Pasaron dos años de sufrimiento y persecución por la enfermedad de mi hermano. El 25 de febrero, en una noche muy fría, mi madre, como solía hacer antes de acostarse, se arrodilló junto a la cama para orar. Llena de aflicción y cansada de ser insultada por la enfermedad de Gino, que incluso su madre (mi abuela) atribuía a su nueva fe en Dios, oró y le dijo al Señor que esa noche pelearía con Él si no le respondía. Lloró en oración y pidió a Dios que le concediera la gracia de curar al niño. Después de llorar durante mucho tiempo, se acostó y, mientras estaba en un estado de semisueño, escuchó una voz dulce y hermosa que la llamaba diciendo: “María, levántate e invoca mi nombre, y yo te concederé la gracia.” Ella obedeció y se levantó, a pesar de que hacía mucho frío: su corazón estaba lleno del calor del Espíritu Santo; se arrodilló ante la cuna del niño y comenzó a orar al Señor con todo su corazón. Lo invocó diciendo: “Señor, Tú conoces mi nombre, estoy segura de que Tú me has llamado y me has dicho que invoque Tu nombre y que me concederás la gracia... ¡Te lo ruego, Señor! Opera esta noche, date a conocer a los que no te conocen. ¡Tú eres el Dios Verdadero, Vivo y Verdadero, el Rey de Reyes, el Doctor de Doctores, obra como Tú quieras, sácame de este calvario, Señor, te lo ruego. Devuélveme a mi hijo, haz que vuelva a ser como antes, ¡o llévatelo contigo!”

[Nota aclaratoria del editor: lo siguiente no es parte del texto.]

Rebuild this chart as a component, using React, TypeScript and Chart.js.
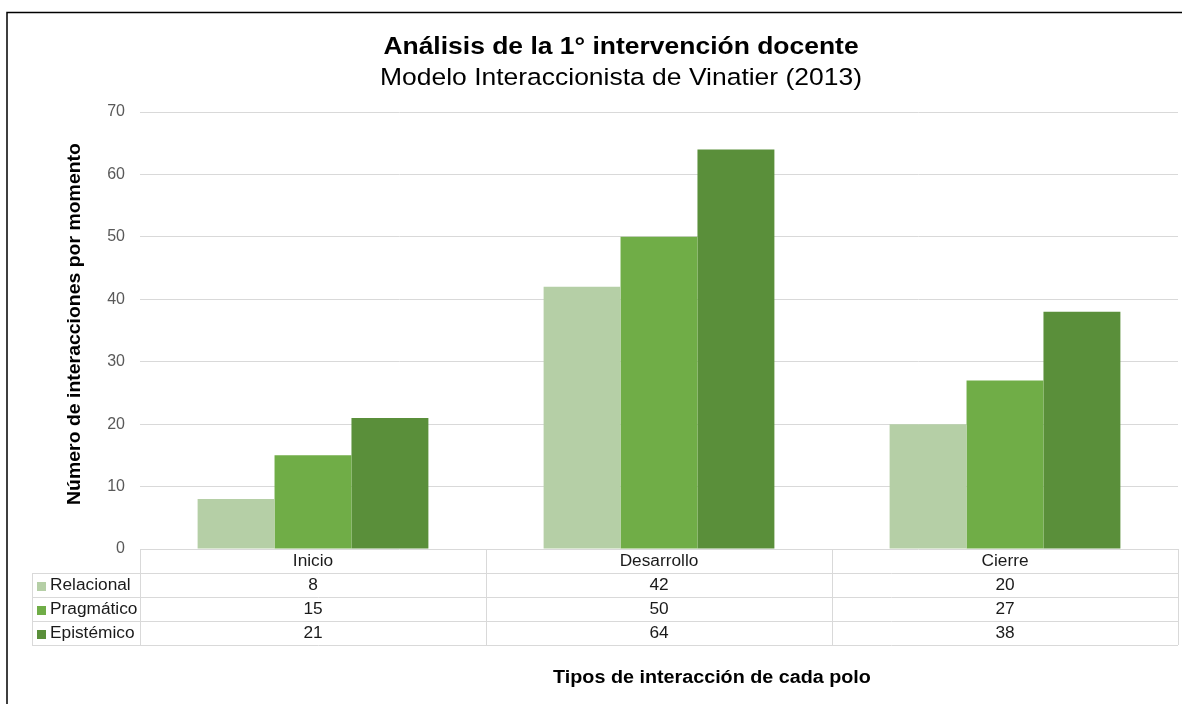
import React, { useEffect, useRef } from "react";
import { Chart, registerables } from "chart.js";

Chart.register(...registerables);

const categories = ["Inicio", "Desarrollo", "Cierre"];
const seriesNames = ["Relacional", "Pragmático", "Epistémico"];
const relacional = [8, 42, 20];
const pragmatico = [15, 50, 27];
const epistemico = [21, 64, 38];
const seriesColors = ["#b5cfa6", "#70ad47", "#5a8f3a"];
const yTicks = [0, 10, 20, 30, 40, 50, 60, 70];

const titleText = "Análisis de la 1° intervención docente";
const subtitleText = "Modelo Interaccionista de Vinatier (2013)";
const yTitle = "Número de interacciones por momento";
const xTitle = "Tipos de interacción de cada polo";

const FONT = "'Liberation Sans', Arial, sans-serif";
const SX = 1.08;

function drawText(ctx: any, text: string, x: number, y: number, align: string, sx: number) {
  ctx.save();
  ctx.translate(x, y);
  ctx.scale(sx, 1);
  ctx.textAlign = align;
  ctx.fillText(text, 0, 0);
  ctx.restore();
}

const decorPlugin = {
  id: "decor",
  beforeDraw(chart: any) {
    const ctx = chart.ctx;
    ctx.save();
    ctx.fillStyle = "#ffffff";
    ctx.fillRect(0, 0, chart.width, chart.height);
    ctx.restore();
  },
  afterDraw(chart: any) {
    const ctx = chart.ctx;
    const x = chart.scales.x;
    const area = chart.chartArea;
    const n = categories.length;
    const step = (area.right - area.left) / n;
    const rowH = 24;
    const headTop = area.bottom;
    const legendLeft = 32;
    ctx.save();

    // outer border
    ctx.strokeStyle = "#000000";
    ctx.lineWidth = 1.5;
    ctx.beginPath();
    ctx.moveTo(7, chart.height);
    ctx.lineTo(7, 12.5);
    ctx.lineTo(chart.width, 12.5);
    ctx.stroke();

    // titles
    ctx.fillStyle = "#000000";
    ctx.textBaseline = "middle";
    ctx.font = `bold 24.5px ${FONT}`;
    drawText(ctx, titleText, 621, 47, "center", SX);
    ctx.font = `24.5px ${FONT}`;
    drawText(ctx, subtitleText, 621, 78, "center", SX);

    // axis titles
    ctx.font = `bold 18.3px ${FONT}`;
    drawText(ctx, xTitle, 712, 678, "center", SX);
    ctx.font = `bold 18px ${FONT}`;
    ctx.save();
    ctx.translate(75, 324);
    ctx.rotate(-Math.PI / 2);
    drawText(ctx, yTitle, 0, 0, "center", SX);
    ctx.restore();

    // data table lines
    ctx.strokeStyle = "#d9d9d9";
    ctx.lineWidth = 1;
    ctx.beginPath();
    ctx.moveTo(area.left, headTop + 0.5);
    ctx.lineTo(area.right, headTop + 0.5);
    for (let r = 1; r <= seriesNames.length + 1; r++) {
      const yy = Math.round(headTop + r * rowH) + 0.5;
      ctx.moveTo(legendLeft, yy);
      ctx.lineTo(area.right, yy);
    }
    for (let c = 0; c <= n; c++) {
      const xx = Math.round(area.left + c * step) + 0.5;
      ctx.moveTo(xx, headTop);
      ctx.lineTo(xx, headTop + (seriesNames.length + 1) * rowH);
    }
    ctx.moveTo(legendLeft + 0.5, headTop + rowH);
    ctx.lineTo(legendLeft + 0.5, headTop + (seriesNames.length + 1) * rowH);
    ctx.stroke();

    // table text
    ctx.font = `16px ${FONT}`;
    ctx.fillStyle = "#1a1a1a";
    categories.forEach((cat, i) => {
      const cx = x.getPixelForValue(i);
      drawText(ctx, cat, cx, headTop + rowH / 2 + 1, "center", SX);
    });
    const datasets = chart.data.datasets;
    datasets.forEach((ds: any, r: number) => {
      const cy = headTop + (r + 1) * rowH + rowH / 2 + 1;
      ds.data.forEach((v: number, i: number) => {
        ctx.fillStyle = "#1a1a1a";
        drawText(ctx, String(v), x.getPixelForValue(i), cy, "center", SX);
      });
      ctx.fillStyle = ds.backgroundColor;
      ctx.fillRect(37, cy - 4, 9, 9);
      ctx.fillStyle = "#1a1a1a";
      drawText(ctx, ds.label, 50, cy, "left", SX);
    });
    ctx.restore();
  },
};

export default function App() {
  const ref = useRef<HTMLCanvasElement | null>(null);
  useEffect(() => {
    if (!ref.current) return;
    const chart = new Chart(ref.current, {
      type: "bar",
      data: {
        labels: categories,
        datasets: [relacional, pragmatico, epistemico].map((d, i) => ({
          label: seriesNames[i],
          data: d,
          backgroundColor: seriesColors[i],
          borderWidth: 0,
          categoryPercentage: 0.667,
          barPercentage: 1,
        })),
      },
      options: {
        responsive: false,
        animation: false,
        devicePixelRatio: 1,
        layout: { padding: { top: 112, bottom: 155, left: 0, right: 4 } },
        plugins: {
          legend: { display: false },
          tooltip: { enabled: false },
          title: { display: false },
        },
        scales: {
          x: {
            display: false,
          },
          y: {
            min: 0,
            max: 70,
            afterBuildTicks(scale: any) {
              scale.ticks = yTicks.map((v) => ({ value: v }));
            },
            afterFit(scale: any) {
              scale.width = 140;
            },
            ticks: {
              stepSize: 10,
              padding: 15,
              color: "#595959",
              font: { family: FONT, size: 16 },
            },
            grid: {
              color: (c: any) => (c.tick && c.tick.value === 0 ? "rgba(0,0,0,0)" : "#d9d9d9"),
              drawTicks: false,
              lineWidth: 1,
            },
            border: { display: false },
          },
        },
      },
      plugins: [decorPlugin],
    });
    return () => chart.destroy();
  }, []);
  return (
    <div style={{ position: "absolute", left: 0, top: 0, width: 1182, height: 704 }}>
      <canvas ref={ref} width={1182} height={704} style={{ display: "block" }} />
    </div>
  );
}
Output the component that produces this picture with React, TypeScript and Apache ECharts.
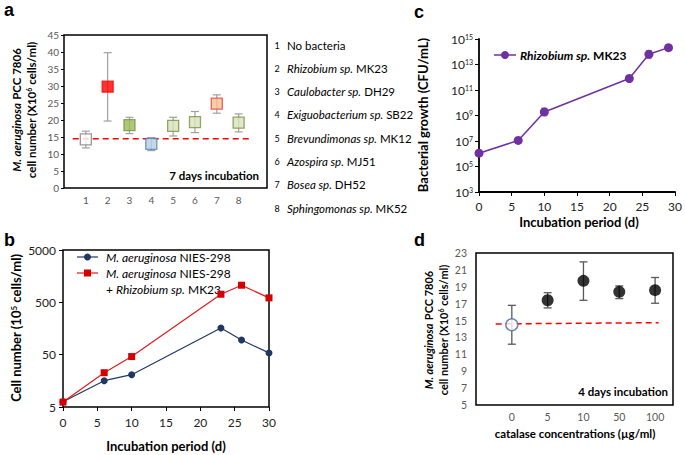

Mientras oraba y lloraba, mi padre le dijo: “¡Pero quieres dejar de hacerlo! ¿Todavía no te has cansado de rezarle al diablo?”
Ella, sin embargo, en lugar de detenerse, imploró el nombre tres veces Santo del Señor con más fuerza; y mientras oraba, escuchó un ruido proveniente de la cuna del niño: era un ruido similar al de un trozo de madera que se rompe, seguido inmediatamente por un fuerte grito de dolor del niño. Mi madre, con los ojos aún cerrados en oración, daba gracias al Señor. Estaba segura y convencida de que Dios había obrado. Se levantó y se asomó a la cuna, donde vio al niño perfectamente sano, como estaba antes de la enfermedad. Con gran alegría lo tomó, fue donde mi padre y le dijo: “¡Mira qué gran milagro ha hecho el Señor esta noche!” Mi padre quedó tan asombrado que durante más de una hora no pudo hablar. ¡Gloria al nombre de nuestro gran Dios!
Luego, mi madre envolvió al niño en una manta y salió afuera; comenzó a golpear las puertas de todo el vecindario, gritando: “¡Abran! ¡Vean qué gran milagro ha hecho el Señor!” La gente, antes de abrir, decía: “Pobre María: desde que su hijo se enfermó, ¡se ha vuelto completamente loca!”
Sin embargo, llevados por la curiosidad, los vecinos abrían la puerta y se daban cuenta de que, de verdad, ese Jesús a quien tantas veces habían ridiculizado había obrado un gran milagro esa noche. ¡Gloria a Dios, porque Él es el Dios Vivo y Verdadero!
Esa noche, mi madre hizo un voto al Señor, diciendo: “De ahora en adelante, cualquier enfermedad que golpee mi cuerpo, Tú serás mi Doctor y mi medicina.”
Aquel día, no solo Dios curó al niño, sino que también salvó de la enfermedad del pecado a mi padre y a casi toda la familia materna y paterna. El Señor también salvó a muchas personas del vecindario, y por Su gracia, la conversión de las almas no se detuvo allí, sino que continuó durante mucho tiempo. Así como el Señor obraba a través de los apóstoles cuanto más eran perseguidos (Hechos 19:20), también mi madre se fortalecía en la fe cuanto más era ofendida y ultrajada. Toda la gloria por esto va a Dios, que en esas circunstancias tan adversas salvaba y bautizaba las almas con el Espíritu Santo.